Directed by: Simon West (When a Stranger Calls)
Starring: Jason Statham, Ben Foster, Donald Sutherland, Tony Goldwyn
You want me to like your action movie? Here’s what you do: Be fun, don’t be afraid to be a bit goofy, please revel in absurdity (it’s one of the few genres where you can get away with it), and—for the love of all that is cinematic—do not take yourself too seriously. You can break most of those rules, have a few inanimate objects blow up here and there, and there’s still a good chance I’ll get something out of your dumb action movie. Just don’t get all pompous and pretend you’re making high art, because that’s the quickest route to boredom, the cardinal sin of movies.
Simon West’s The Mechanic commits that last unforgivable offense. Which is a pity, since it stars Jason Statham, a man who—after two Crank films, three Transporter flicks and a glut of other junk—is the prime action hero working today who’s not afraid to make ridiculous—yet entertaining—garbage. The biggest problem with this film is that it’s a remake of a 1972 Michael Winner film of the same name starring Charles Bronson, and the updated film acts like it must treat its predecessor with some sort of reverence, even if all this accomplishes is to create a movie with all the personality and freshness sucked from it. This includes Statham, who has long managed to make a career in these sort of meatheaded action roles, all while showing some acting chops and remaining personable. But this time out, he’s channeling Bronson’s wooden, tough-guy persona, and film wilts under this stone-faced demeanor.
The Mechanic starts off promisingly enough, getting the basics of the original down without being an exact transcription. Statham plays Arthur Bishop, a humorless loner of a hitman who calls himself a “mechanic” since he’s in the business of fixing problems, with a specialty in complicated hits that look like accidents. After getting hired to knock-off his long-time friend and boss Harry (Donald Sutherland), he decides—out of either loyalty or guilt—to train Harry’s son Steve (Ben Foster, Pandorum) in the ways of being a hitman.
The story then focuses on even-keeled Arthur teaching hotheaded Steve the ropes. The movie clearly wants to be about the relationship between the two men, but it’s never fleshed out properly. We just have just hints here and there at something more. We’re told that Arthur is a lonely man, his only interpersonal connection being with a prostitute (Mimi Anden, My Best Friend’s Girl), and we’re shown that Steve obviously has daddy issues. It’s not like there weren’t opportunities in the script to examine the two mens’ connection. For instance, there are a few scenes where Steve seduces a male hitman in an attempt to kill him, yet despite all the subtext that could have been drawn out of this, none is. Instead, the relationship between Arthur and Steve just flounders aimlessly as we shift from one shaky-cam action scene to another.

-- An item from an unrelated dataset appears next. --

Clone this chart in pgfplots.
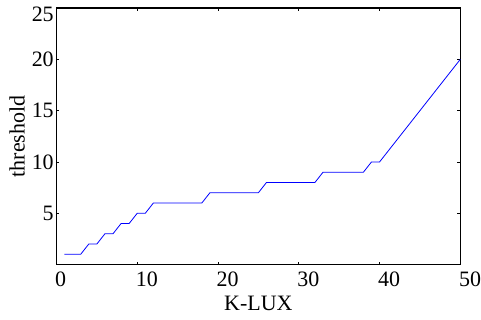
\documentclass[border=0pt]{standalone}
\usepackage{fontspec}
\setmainfont{Liberation Serif}
\usepackage{pgfplots}
\pgfplotsset{compat=1.18}
\begin{document}
\begin{tikzpicture}[font=\fontsize{22bp}{26bp}\selectfont]
\begin{axis}[
  scale only axis,
  width=404.5bp, height=257bp,
  xmin=0, xmax=50, ymin=0, ymax=25,
  xtick={0,10,20,30,40,50},
  ytick={5,10,15,20},
  extra y ticks={25},
  extra y tick style={yticklabel style={yshift=-6bp}},
  /pgf/number format/assume math mode=true,
  tick align=inside,
  major tick length=3bp,
  axis line style={line width=1.2bp},
  every tick/.style={black, line width=0.6bp},
  xticklabel style={anchor=north west, inner sep=0pt, xshift=-1.5bp, yshift=-7.5bp},
  yticklabel style={anchor=east, inner sep=0pt, xshift=-2.5bp},
  xlabel={K-LUX},
  ylabel={threshold},
  xlabel style={at={(axis description cs:0.5,-0.1233)}, anchor=north, inner sep=0pt},
  ylabel style={at={(axis description cs:-0.0779,0.5)}, anchor=south, inner sep=0pt},
]
\addplot[blue, line width=0.8bp] coordinates {
(1,1)(3,1)(4,2)(5,2)(6,3)(7,3)(8,4)(9,4)(10,5)(11,5)(12,6)(18,6)(19,7)(25,7)(26,8)(32,8)(33,9)(38,9)(39,10)(40,10)
(41,11)(42,12)(43,13)(44,14)(45,15)(46,16)(47,17)(48,18)(49,19)(50,20)
};
\end{axis}
\path ([shift={(-56.5bp,-55bp)}]current axis.south west) rectangle ([shift={(20bp,8bp)}]current axis.north east);
\end{tikzpicture}
\end{document}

None of this is helped by the film’s perfunctory twist ending, which—without getting into spoilers—completely undermines everything we’ve sat through. This itself is an issue, since this ending feels like nothing more than the idea that if Bronson’s Mechanic had a twist ending, this needs one, too. It’s a balancing act between a remake that wants to be its own movie and one that can’t get away from the original. It never has the wherewithal to distance itself from its source, and the result is an action flick with no identity whatsoever. Rated R for strong brutal violence throughout, language, some sexual content and nudity.